In his reply memorandum supporting his summary judgment motion, Ibbetson argued that the "Hoikeana Cemetery was for members of the Hoikeana Church and their families, not the general public." However, Ibbetson did not cite to any evidence that the cemetery was intended and used only for members of the Hoikeana Church. Rather, it appears there is no such evidence in the record and, instead, Haalilio's testimony before the Planning Commission suggests otherwise.

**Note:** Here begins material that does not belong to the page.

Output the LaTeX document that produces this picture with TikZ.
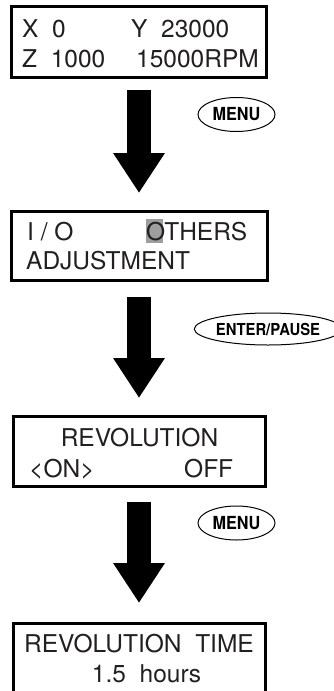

As the summary judgment movant, Ibbetson failed to provide "evidence negating an element of the non-movant's claim," such as evidence that the cemetery was not used by the public and instead was used exclusively by members of Hoikeana Church, the Evangelical Association, or UCC. Ibbetson also has not demonstrated that Kaiawe will be unable to carry his burden of proof at trial to establish a common law dedication of the Property as a public cemetery.
It appears from the record that Hoikeana Church was the name of the church on or next to the subject Property.
HCF's answering brief on appeal also asserts, without citation to evidence in the record, that "[t]he gravesites were reserved specifically for the congregation of the now-defunct Hoikeana Church." --------
Viewing the evidence in the record in a light most favorable to Kaiawe as the non-movant, as is required under the summary judgment standard, there is a genuine issue of material fact whether the cemetery was intended and utilized as a public cemetery.
For these reasons, I would vacate summary judgment on Kaiawe's claim of a common law dedication of the Property, and would remand the case to the circuit court for further proceedings on this issue.